On August 1, 2013, OEC appealed the Bankruptcy Court’s Order to this Court requesting
that this Court reverse the Bankruptcy Court’s decision and order the Debtors to pay to OEC all
amounts owed for transportation services. Alternatively, OEC requests that this Court enter an
Order providing OEC with replacement liens on the Debtors’ assets in the amount of $1,926,363,
the amount at which OEC claims the goods in its possession at the time of the Bankruptcy Court
Order were valued. OEC raises two issues on appeal: 1) “Whether express provisions in
maritime contracts giving the transportation provider liens on goods in its possession for freight
charges on those goods, as well as for unpaid charges on prior shipments, are enforceable” and 2)

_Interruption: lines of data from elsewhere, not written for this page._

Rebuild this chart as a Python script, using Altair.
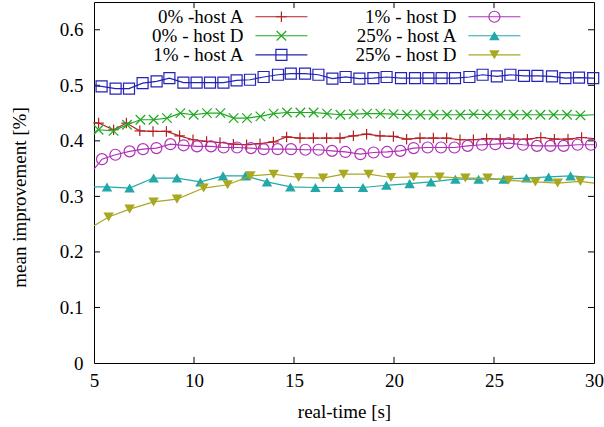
import altair as alt
import pandas as pd

FONT = "Liberation Serif"
FS = 19

SERIES = ["0% -host A", "0% - host D", "1% - host A", "1% - host D", "25% - host A", "25% - host D"]
COLORS = ["#b22222", "#22a822", "#2323b5", "#b030b8", "#22a8a8", "#a8a822"]

RED_T = [5.23, 5.98, 6.62, 7.29, 7.95, 8.62, 9.28, 9.95, 10.63, 11.30, 11.97, 12.63, 13.30, 13.97, 14.63,
         15.30, 15.97, 16.63, 17.30, 17.97, 18.63, 19.30, 19.97, 20.63, 21.30, 21.97, 22.63, 23.30, 23.97,
         24.63, 25.31, 25.99, 26.67, 27.34, 28.02, 28.70, 29.38]
RED_V = [0.432, 0.420, 0.432, 0.418, 0.417, 0.417, 0.409, 0.402, 0.399, 0.397, 0.394, 0.393, 0.395, 0.398,
         0.407, 0.405, 0.405, 0.405, 0.405, 0.409, 0.412, 0.409, 0.408, 0.403, 0.405, 0.405, 0.405, 0.402,
         0.402, 0.404, 0.403, 0.403, 0.403, 0.406, 0.403, 0.403, 0.406]

GREEN_T = [5.23, 5.98, 6.65, 7.32, 7.98, 8.65, 9.32, 9.98, 10.65, 11.32, 11.98, 12.65, 13.32, 13.98, 14.65,
           15.32, 15.98, 16.65, 17.32, 17.98, 18.65, 19.32, 19.98, 20.65, 21.32, 21.98, 22.65, 23.32, 23.98,
           24.65, 25.32, 25.98, 26.65, 27.32, 27.98, 28.65, 29.32]
GREEN_V = [0.420, 0.418, 0.429, 0.438, 0.438, 0.441, 0.450, 0.447, 0.450, 0.450, 0.441, 0.441, 0.444, 0.449,
           0.451, 0.451, 0.451, 0.449, 0.447, 0.448, 0.449, 0.449, 0.448, 0.447, 0.447, 0.447, 0.447, 0.447,
           0.448, 0.447, 0.447, 0.447, 0.447, 0.447, 0.447, 0.447, 0.446]

BLUE_T = [5.38, 6.08, 6.75, 7.43, 8.13, 8.77, 9.47, 10.13, 10.80, 11.47, 12.13, 12.80, 13.48, 14.20, 14.84,
          15.55, 16.22, 16.92, 17.58, 18.27, 18.97, 19.63, 20.35, 21.05, 21.72, 22.38, 23.05, 23.77, 24.43,
          25.14, 25.82, 26.50, 27.17, 27.90, 28.57, 29.25, 29.96]
BLUE_V = [0.498, 0.494, 0.494, 0.504, 0.507, 0.513, 0.505, 0.505, 0.505, 0.505, 0.509, 0.510, 0.515, 0.519,
          0.521, 0.521, 0.519, 0.512, 0.515, 0.512, 0.513, 0.515, 0.513, 0.513, 0.513, 0.513, 0.513, 0.515,
          0.519, 0.516, 0.519, 0.517, 0.517, 0.516, 0.513, 0.514, 0.513]

MAG_T = [5.40, 6.07, 6.78, 7.45, 8.12, 8.82, 9.48, 10.15, 10.85, 11.48, 12.15, 12.85, 13.48, 14.18, 14.85,
         15.57, 16.23, 16.90, 17.57, 18.32, 18.98, 19.65, 20.32, 20.98, 21.68, 22.35, 23.02, 23.68, 24.40,
         25.07, 25.73, 26.45, 27.15, 27.82, 28.48, 29.18, 29.85]
MAG_V = [0.367, 0.375, 0.381, 0.385, 0.387, 0.394, 0.392, 0.390, 0.390, 0.388, 0.388, 0.387, 0.385, 0.385,
         0.385, 0.384, 0.384, 0.382, 0.380, 0.376, 0.379, 0.380, 0.382, 0.387, 0.388, 0.388, 0.388, 0.391,
         0.393, 0.394, 0.396, 0.393, 0.391, 0.391, 0.391, 0.393, 0.393]

TEAL_T = [5.65, 6.78, 7.98, 9.15, 10.32, 11.45, 12.57, 13.65, 14.82, 16.07, 17.23, 18.45, 19.62, 20.78,
          21.85, 23.07, 24.23, 25.48, 26.62, 27.73, 28.83]
TEAL_V = [0.317, 0.315, 0.333, 0.333, 0.326, 0.337, 0.337, 0.326, 0.317, 0.316, 0.316, 0.316, 0.320, 0.323,
          0.326, 0.331, 0.331, 0.331, 0.333, 0.335, 0.337]

OLIVE_T = [5.73, 6.78, 7.98, 9.15, 10.48, 11.68, 12.82, 13.98, 15.23, 16.45, 17.48, 18.73, 19.85, 20.98,
           22.28, 23.57, 24.68, 25.73, 27.07, 28.18, 29.32]
OLIVE_V = [0.263, 0.277, 0.290, 0.295, 0.315, 0.321, 0.337, 0.340, 0.334, 0.333, 0.340, 0.340, 0.334, 0.335,
           0.335, 0.333, 0.333, 0.329, 0.326, 0.324, 0.327]

# where each curve meets the left (5 s) and right (30 s) frame
EDGE_START = [0.433, 0.416, 0.499, 0.349, 0.317, 0.247]
EDGE_END = [0.404, 0.447, 0.513, 0.393, 0.334, 0.324]

X_TICKS = [5, 10, 15, 20, 25, 30]
Y_TICKS = [0, 0.1, 0.2, 0.3, 0.4, 0.5, 0.6]

# legend layout (in data units, gnuplot-style key inside the plot)
LEG_TEXT_X = [12.47, 23.12]
LEG_S0 = [13.07, 23.72]
LEG_S1 = [15.67, 26.32]
LEG_M = [14.37, 25.02]
LEG_ROW_Y = [0.6234, 0.5892, 0.5549]

SHAPES = ["M-1,0L1,0M0,-1L0,1", "M-1,-1L1,1M-1,1L1,-1", "square", "circle", "triangle-up", "triangle-down"]
FILLED = [False, False, False, False, True, True]
SIZES = [110, 90, 121, 121, 110, 110]

T_LISTS = [RED_T, GREEN_T, BLUE_T, MAG_T, TEAL_T, OLIVE_T]
V_LISTS = [RED_V, GREEN_V, BLUE_V, MAG_V, TEAL_V, OLIVE_V]

rows = []
for i, name in enumerate(SERIES):
    rows.append(dict(series=name, t=5.0, v=EDGE_START[i], marker=False))
    for t, v in zip(T_LISTS[i], V_LISTS[i]):
        rows.append(dict(series=name, t=t, v=v, marker=True))
    rows.append(dict(series=name, t=30.0, v=EDGE_END[i], marker=False))
df = pd.DataFrame(rows)

leg_rows = []
for i, name in enumerate(SERIES):
    c, r = i // 3, i % 3
    leg_rows.append(dict(series=name, label=name, t=LEG_TEXT_X[c], t0=LEG_S0[c], t1=LEG_S1[c],
                         tm=LEG_M[c], v=LEG_ROW_Y[r]))
leg = pd.DataFrame(leg_rows)

XS = alt.Scale(domain=[5, 30], nice=False, zero=False)
YS = alt.Scale(domain=[0, 0.65], nice=False, zero=False)
X_AX = alt.Axis(values=X_TICKS, format="d", title="real-time [s]", labelPadding=8, labelFlush=False,
                titleY=48, titleBaseline="middle", labelFont=FONT, titleFont=FONT,
                labelFontSize=FS, titleFontSize=FS)
Y_AX = alt.Axis(values=Y_TICKS, labelExpr="datum.value == 0 ? '0' : format(datum.value, '.1f')",
                title="mean improvement [%]", labelPadding=11, labelFlush=False,
                titleX=-75, titleY=195, titleBaseline="middle", titleAlign="center",
                labelFont=FONT, titleFont=FONT, labelFontSize=FS, titleFontSize=FS)


def X(field):
    return alt.X(f"{field}:Q", scale=XS, axis=X_AX)


def Y(field):
    return alt.Y(f"{field}:Q", scale=YS, axis=Y_AX)


COLOR = alt.Color("series:N", scale=alt.Scale(domain=SERIES, range=COLORS), legend=None)

# inward ticks on all four sides (gnuplot style)
TLX = 0.3     # tick length along x, in seconds (~6 px)
TLY = 0.011   # tick length along y, in data units (~6 px)
vt = []
for xt in X_TICKS[1:-1]:
    vt.append(dict(t=xt, v=0.0, v2=TLY))
    vt.append(dict(t=xt, v=0.65, v2=0.65 - TLY))
ht = []
for yt in Y_TICKS[1:]:
    ht.append(dict(v=yt, t=5.0, t2=5.0 + TLX))
    ht.append(dict(v=yt, t=30.0, t2=30.0 - TLX))

vticks = alt.Chart(pd.DataFrame(vt)).mark_rule(color="black", strokeWidth=1).encode(
    x=X("t"), y=Y("v"), y2="v2:Q")
hticks = alt.Chart(pd.DataFrame(ht)).mark_rule(color="black", strokeWidth=1).encode(
    y=Y("v"), x=X("t"), x2="t2:Q")

layers = [vticks, hticks]

for i, name in enumerate(SERIES):
    sub = df[df.series == name]
    line = alt.Chart(sub).mark_line(strokeWidth=1.2, color=COLORS[i]).encode(x=X("t"), y=Y("v"))
    pts = alt.Chart(sub[sub.marker]).mark_point(
        shape=SHAPES[i], filled=FILLED[i], size=SIZES[i], strokeWidth=1.2, color=COLORS[i], opacity=1
    ).encode(x=X("t"), y=Y("v"))
    layers += [line, pts]

leg_text = alt.Chart(leg).mark_text(align="right", baseline="middle", font=FONT, fontSize=FS,
                                    color="black").encode(x=X("t"), y=Y("v"), text="label:N")
leg_rule = alt.Chart(leg).mark_rule(strokeWidth=1.2).encode(x=X("t0"), x2="t1:Q", y=Y("v"), color=COLOR)
layers += [leg_text, leg_rule]
for i, name in enumerate(SERIES):
    lp = alt.Chart(leg[leg.series == name]).mark_point(
        shape=SHAPES[i], filled=FILLED[i], size=SIZES[i], strokeWidth=1.2, color=COLORS[i], opacity=1
    ).encode(x=X("tm"), y=Y("v"))
    layers.append(lp)

chart = alt.layer(*layers).properties(
    width=500, height=361,
    padding={"left": 94, "top": 2, "right": 10, "bottom": 64},
    autosize=alt.AutoSizeParams(type="none"),
).configure(font=FONT).configure_view(stroke="black", strokeWidth=1).configure_axis(
    labelFont=FONT, titleFont=FONT, labelFontSize=FS, titleFontSize=FS, labelColor="black",
    titleColor="black", titleFontWeight="normal", grid=False, ticks=False, domain=False
)

chart.save("out.html", embed_options={"renderer": "svg", "actions": False})
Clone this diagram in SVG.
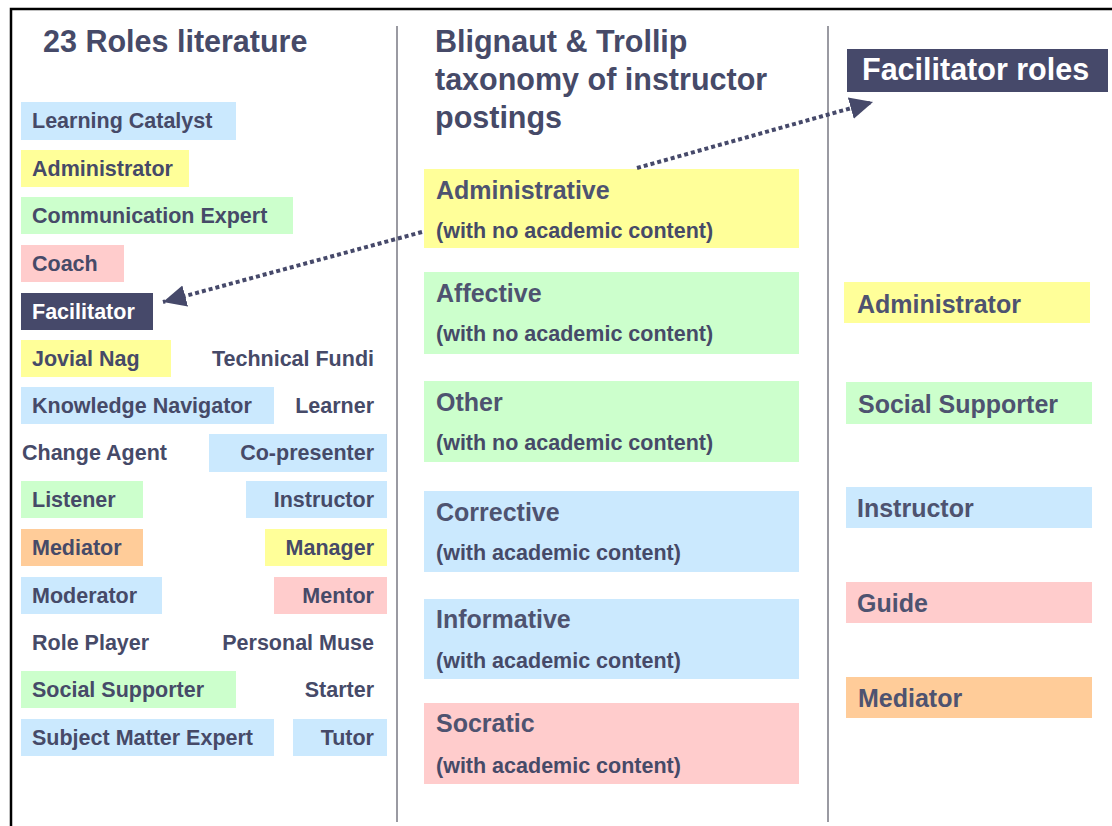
<svg xmlns="http://www.w3.org/2000/svg" width="1112" height="826" viewBox="0 0 1112 826">
<defs>
<style>
.b{fill:#cbe9fe}.y{fill:#ffff99}.g{fill:#ccffcc}.p{fill:#ffcccc}.o{fill:#ffcc99}.d{fill:#46496a}
text{font-family:"Liberation Sans",Arial,sans-serif;fill:#464a68}
.it{font-size:21.5px;font-weight:bold}
.r{text-anchor:end}
.h{font-size:30.5px;font-weight:bold}
.t{font-size:25px;font-weight:bold;fill:#4e5370}
.s{font-size:21.5px;font-weight:bold}
.w{fill:#ffffff}
.div{stroke:#9a9aa2;stroke-width:2}
.conn{stroke:#46496a;stroke-width:4;stroke-dasharray:4 3;fill:none}
</style>
<marker id="ah" markerUnits="userSpaceOnUse" markerWidth="26" markerHeight="24" refX="23" refY="11" orient="auto" viewBox="0 0 26 24">
<path d="M0,0 L23,11 L0,22 z" fill="#46496a"/>
</marker>
</defs>
<rect width="1112" height="826" fill="#ffffff"/>
<g id="frame">
<path d="M11,826 V9 H1112" fill="none" stroke="#000" stroke-width="2.5"/>
<line class="div" x1="397" y1="26" x2="397" y2="822"/>
<line class="div" x1="828" y1="26" x2="828" y2="822"/>
</g>
<g id="headers">
<text class="h" x="43" y="52">23 Roles literature</text>
<text class="h" x="435" y="52">Blignaut &amp; Trollip</text>
<text class="h" x="435" y="90">taxonomy of instructor</text>
<text class="h" x="435" y="128">postings</text>
</g>
<g id="col1">
<g id="n-learning-catalyst"><rect class="b" x="21" y="102" width="215" height="38"/><text class="it" x="32" y="128">Learning Catalyst</text></g>
<g id="n-administrator"><rect class="y" x="21" y="150" width="168" height="37"/><text class="it" x="32" y="176">Administrator</text></g>
<g id="n-communication-expert"><rect class="g" x="21" y="197" width="272" height="37"/><text class="it" x="32" y="223">Communication Expert</text></g>
<g id="n-coach"><rect class="p" x="21" y="245" width="103" height="37"/><text class="it" x="32" y="271">Coach</text></g>
<g id="n-facilitator"><rect class="d" x="21" y="293" width="132" height="37"/><text class="it w" x="32" y="319">Facilitator</text></g>
<g id="n-jovial-nag"><rect class="y" x="21" y="340" width="150" height="37"/><text class="it" x="32" y="366">Jovial Nag</text></g>
<g id="n-technical-fundi"><text class="it r" x="374" y="366">Technical Fundi</text></g>
<g id="n-knowledge-navigator"><rect class="b" x="21" y="387" width="253" height="37"/><text class="it" x="32" y="413">Knowledge Navigator</text></g>
<g id="n-learner"><text class="it r" x="374" y="413">Learner</text></g>
<g id="n-change-agent"><text class="it" x="22" y="460">Change Agent</text></g>
<g id="n-co-presenter"><rect class="b" x="209" y="434" width="178" height="38"/><text class="it r" x="374" y="460">Co-presenter</text></g>
<g id="n-listener"><rect class="g" x="21" y="481" width="122" height="37"/><text class="it" x="32" y="507">Listener</text></g>
<g id="n-instructor"><rect class="b" x="246" y="481" width="141" height="37"/><text class="it r" x="374" y="507">Instructor</text></g>
<g id="n-mediator"><rect class="o" x="21" y="529" width="122" height="37"/><text class="it" x="32" y="555">Mediator</text></g>
<g id="n-manager"><rect class="y" x="265" y="529" width="122" height="37"/><text class="it r" x="374" y="555">Manager</text></g>
<g id="n-moderator"><rect class="b" x="21" y="577" width="141" height="37"/><text class="it" x="32" y="603">Moderator</text></g>
<g id="n-mentor"><rect class="p" x="274" y="577" width="113" height="37"/><text class="it r" x="374" y="603">Mentor</text></g>
<g id="n-role-player"><text class="it" x="32" y="650">Role Player</text></g>
<g id="n-personal-muse"><text class="it r" x="374" y="650">Personal Muse</text></g>
<g id="n-social-supporter"><rect class="g" x="21" y="671" width="215" height="37"/><text class="it" x="32" y="697">Social Supporter</text></g>
<g id="n-starter"><text class="it r" x="374" y="697">Starter</text></g>
<g id="n-subject-matter-expert"><rect class="b" x="21" y="719" width="253" height="37"/><text class="it" x="32" y="745">Subject Matter Expert</text></g>
<g id="n-tutor"><rect class="b" x="293" y="719" width="94" height="37"/><text class="it r" x="374" y="745">Tutor</text></g>
</g>
<g id="col2">
<g id="n-administrative"><rect class="y" x="424" y="169" width="375" height="79"/><text class="t" x="436" y="199">Administrative</text><text class="s" x="436" y="238">(with no academic content)</text></g>
<g id="n-affective"><rect class="g" x="424" y="272" width="375" height="82"/><text class="t" x="436" y="302">Affective</text><text class="s" x="436" y="341">(with no academic content)</text></g>
<g id="n-other"><rect class="g" x="424" y="381" width="375" height="81"/><text class="t" x="436" y="411">Other</text><text class="s" x="436" y="450">(with no academic content)</text></g>
<g id="n-corrective"><rect class="b" x="424" y="491" width="375" height="81"/><text class="t" x="436" y="521">Corrective</text><text class="s" x="436" y="560">(with academic content)</text></g>
<g id="n-informative"><rect class="b" x="424" y="599" width="375" height="80"/><text class="t" x="436" y="628">Informative</text><text class="s" x="436" y="668">(with academic content)</text></g>
<g id="n-socratic"><rect class="p" x="424" y="703" width="375" height="81"/><text class="t" x="436" y="732">Socratic</text><text class="s" x="436" y="773">(with academic content)</text></g>
</g>
<g id="col3">
<g id="n-facilitator-roles"><rect class="d" x="847" y="49" width="261" height="43"/><text class="h w" x="862" y="80">Facilitator roles</text></g>
<g id="n-fr-administrator"><rect class="y" x="844" y="282" width="246" height="41"/><text class="t" x="857" y="313">Administrator</text></g>
<g id="n-fr-social-supporter"><rect class="g" x="846" y="382" width="246" height="42"/><text class="t" x="858" y="413">Social Supporter</text></g>
<g id="n-fr-instructor"><rect class="b" x="846" y="487" width="246" height="41"/><text class="t" x="857" y="517">Instructor</text></g>
<g id="n-fr-guide"><rect class="p" x="846" y="582" width="246" height="41"/><text class="t" x="857" y="612">Guide</text></g>
<g id="n-fr-mediator"><rect class="o" x="846" y="677" width="246" height="41"/><text class="t" x="858" y="707">Mediator</text></g>
</g>
<g id="connectors">
<path class="conn" d="M422,232 L163,302" marker-end="url(#ah)"/>
<path class="conn" d="M637,168 L873,102" marker-end="url(#ah)"/>
</g>
</svg>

“whether contractual maritime liens prime Uniform Commercial Code (“UCC”) security
interests.” (Id. at 2).
STANDARD OF REVIEW
Pursuant to 28 U.S.C. § 158(a), jurisdiction is proper in this Court. In reviewing the
Bankruptcy Court’s judgment on appeal, this Court reviews the Bankruptcy Court’s legal
determinations de novo, its factual findings for clear error, and its exercise of discretion for an
abuse thereof. See, e.g., In re Heritage Highgate, Inc., 679 F.3d 132 (3d Cir. 2012); In re
Grayboyes, No. 05-1780, 2006 WL 437546, at *3 (E.D. Pa. Feb. 22, 2006).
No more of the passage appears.